In that article, Mees notes that the positions of burials in the tumulus correspond to stars of the heavens, a phenomenon about which we have been writing about for years in showing that the ancients in the hermetic tradition mapped the stars of the sky on Earth, "as above, so below" in the geographic orientational placing of their earthworks and mounds (also those made of shells), burial sites, petroglyphs and other human constructions, as explained at megaliths.net.
Mees concludes that the following groups of stars are represented at Magdalenenberg: Ursa Minor, Draco, Ursa Major, Boötes, Corona Borealis, Serpens Caput, Hercules, Lyra, Sagitta, Cygnus, Delphinus, Cepheus and Cassiopeia.
As Mees notes, stars selected to represent specific sky sections have varied over eras and it can not always be said with certainty which stars the ancients used for grouping. However, the brightest stars are prominent and have the same positions, regardless of how the stars were grouped in ancient days. In other words, if we say "the stars of Ursa Major", those stars are identifiable, even if the ancients did not use exactly the same stars for portrayal.

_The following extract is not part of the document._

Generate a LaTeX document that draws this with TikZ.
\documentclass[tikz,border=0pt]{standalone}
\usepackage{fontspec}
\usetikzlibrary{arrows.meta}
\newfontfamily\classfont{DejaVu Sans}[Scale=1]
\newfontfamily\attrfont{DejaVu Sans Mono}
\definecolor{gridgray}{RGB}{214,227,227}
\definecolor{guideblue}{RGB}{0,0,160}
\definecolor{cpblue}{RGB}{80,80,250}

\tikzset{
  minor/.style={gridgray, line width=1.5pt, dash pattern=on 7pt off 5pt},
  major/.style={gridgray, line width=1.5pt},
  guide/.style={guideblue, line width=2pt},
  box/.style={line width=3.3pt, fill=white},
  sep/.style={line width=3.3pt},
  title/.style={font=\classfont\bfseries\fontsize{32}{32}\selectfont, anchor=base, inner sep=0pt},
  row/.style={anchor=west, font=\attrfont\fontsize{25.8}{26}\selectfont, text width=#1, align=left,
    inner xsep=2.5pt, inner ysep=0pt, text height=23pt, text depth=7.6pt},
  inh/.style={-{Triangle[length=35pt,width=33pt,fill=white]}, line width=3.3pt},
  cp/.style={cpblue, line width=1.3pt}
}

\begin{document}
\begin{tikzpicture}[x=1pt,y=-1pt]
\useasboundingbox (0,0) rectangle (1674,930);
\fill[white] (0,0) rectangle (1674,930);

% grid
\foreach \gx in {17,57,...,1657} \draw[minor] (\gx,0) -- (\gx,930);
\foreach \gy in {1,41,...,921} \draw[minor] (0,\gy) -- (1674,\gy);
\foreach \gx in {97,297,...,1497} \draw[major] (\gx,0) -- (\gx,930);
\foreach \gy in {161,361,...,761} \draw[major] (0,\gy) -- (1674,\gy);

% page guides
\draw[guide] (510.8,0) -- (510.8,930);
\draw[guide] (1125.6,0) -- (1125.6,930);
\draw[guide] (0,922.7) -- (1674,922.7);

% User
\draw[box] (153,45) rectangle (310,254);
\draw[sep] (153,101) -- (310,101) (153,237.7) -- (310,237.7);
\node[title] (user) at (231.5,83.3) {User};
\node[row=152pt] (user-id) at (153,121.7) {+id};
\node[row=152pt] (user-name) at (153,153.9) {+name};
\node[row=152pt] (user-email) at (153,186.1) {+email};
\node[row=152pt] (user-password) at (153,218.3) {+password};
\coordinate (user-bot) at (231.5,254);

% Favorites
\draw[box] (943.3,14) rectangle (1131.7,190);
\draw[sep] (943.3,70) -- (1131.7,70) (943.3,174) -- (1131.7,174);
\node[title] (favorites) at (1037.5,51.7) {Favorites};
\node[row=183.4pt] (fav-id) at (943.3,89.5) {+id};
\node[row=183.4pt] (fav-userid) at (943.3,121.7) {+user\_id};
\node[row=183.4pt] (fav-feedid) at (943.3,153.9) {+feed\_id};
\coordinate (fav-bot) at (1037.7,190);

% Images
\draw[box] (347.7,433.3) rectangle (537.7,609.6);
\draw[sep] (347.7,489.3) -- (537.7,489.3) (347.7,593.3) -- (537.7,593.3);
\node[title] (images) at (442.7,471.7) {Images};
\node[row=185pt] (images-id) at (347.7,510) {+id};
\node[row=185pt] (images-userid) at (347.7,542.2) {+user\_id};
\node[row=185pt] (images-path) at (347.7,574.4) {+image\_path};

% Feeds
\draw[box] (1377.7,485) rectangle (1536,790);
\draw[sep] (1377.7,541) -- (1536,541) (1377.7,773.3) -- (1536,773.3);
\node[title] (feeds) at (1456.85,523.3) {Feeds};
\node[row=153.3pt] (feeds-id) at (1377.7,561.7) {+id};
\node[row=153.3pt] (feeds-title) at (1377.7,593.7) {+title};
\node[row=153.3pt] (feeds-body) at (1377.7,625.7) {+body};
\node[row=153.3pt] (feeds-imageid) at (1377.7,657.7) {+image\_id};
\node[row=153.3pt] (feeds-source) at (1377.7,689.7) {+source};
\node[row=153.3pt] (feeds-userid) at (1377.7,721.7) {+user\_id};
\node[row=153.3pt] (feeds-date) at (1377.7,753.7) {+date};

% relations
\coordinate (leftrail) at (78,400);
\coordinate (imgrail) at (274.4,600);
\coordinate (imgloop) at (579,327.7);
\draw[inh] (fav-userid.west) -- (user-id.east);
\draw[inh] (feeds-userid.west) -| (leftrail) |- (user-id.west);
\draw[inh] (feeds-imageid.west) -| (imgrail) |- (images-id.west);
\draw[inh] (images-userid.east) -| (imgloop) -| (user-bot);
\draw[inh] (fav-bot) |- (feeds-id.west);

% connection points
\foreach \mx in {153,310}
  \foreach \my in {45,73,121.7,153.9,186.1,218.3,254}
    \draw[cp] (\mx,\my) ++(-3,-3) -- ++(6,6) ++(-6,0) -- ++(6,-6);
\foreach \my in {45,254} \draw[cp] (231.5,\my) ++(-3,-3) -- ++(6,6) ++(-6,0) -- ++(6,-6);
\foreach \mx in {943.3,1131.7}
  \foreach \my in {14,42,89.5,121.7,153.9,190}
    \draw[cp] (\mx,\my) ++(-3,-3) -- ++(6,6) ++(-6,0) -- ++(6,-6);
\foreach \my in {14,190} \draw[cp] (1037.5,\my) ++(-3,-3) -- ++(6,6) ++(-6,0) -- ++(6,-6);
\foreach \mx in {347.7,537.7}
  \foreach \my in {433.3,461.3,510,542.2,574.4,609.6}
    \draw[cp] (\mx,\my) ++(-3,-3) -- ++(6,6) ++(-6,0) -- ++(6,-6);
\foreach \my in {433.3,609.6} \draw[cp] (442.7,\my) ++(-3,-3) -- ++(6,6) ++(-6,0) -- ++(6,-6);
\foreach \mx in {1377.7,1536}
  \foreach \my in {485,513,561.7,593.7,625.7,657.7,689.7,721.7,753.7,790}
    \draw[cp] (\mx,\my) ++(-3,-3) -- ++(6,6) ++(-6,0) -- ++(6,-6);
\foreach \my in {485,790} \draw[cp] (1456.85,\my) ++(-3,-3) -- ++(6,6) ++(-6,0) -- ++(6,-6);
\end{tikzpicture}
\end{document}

To reduce the controversial nature of his astronomically-focused presentation, Mees -- understandably -- tries to draw a connection to astronomy in Greece and the Ancient Near East, an effort that might be superfluous, barring other findings that such a specific connection actually existed.
The fact is, as our research has shown for decades, quite sophisticated astronomical observation existed in northern Europe long before Magdalenenberg and preceded ancient viz. classical Greek culture, so that reference to the Greeks by no means establishes provenance of astronomy.
In any case, what the article by Mees means, and it is significant, is that younger generations are and will increasingly be focusing on the astronomical aspects of man's prehistoric and ancient past, aspects that present and previous generations of archaeologists and astronomers have by-and-large ignored -- wrongly so.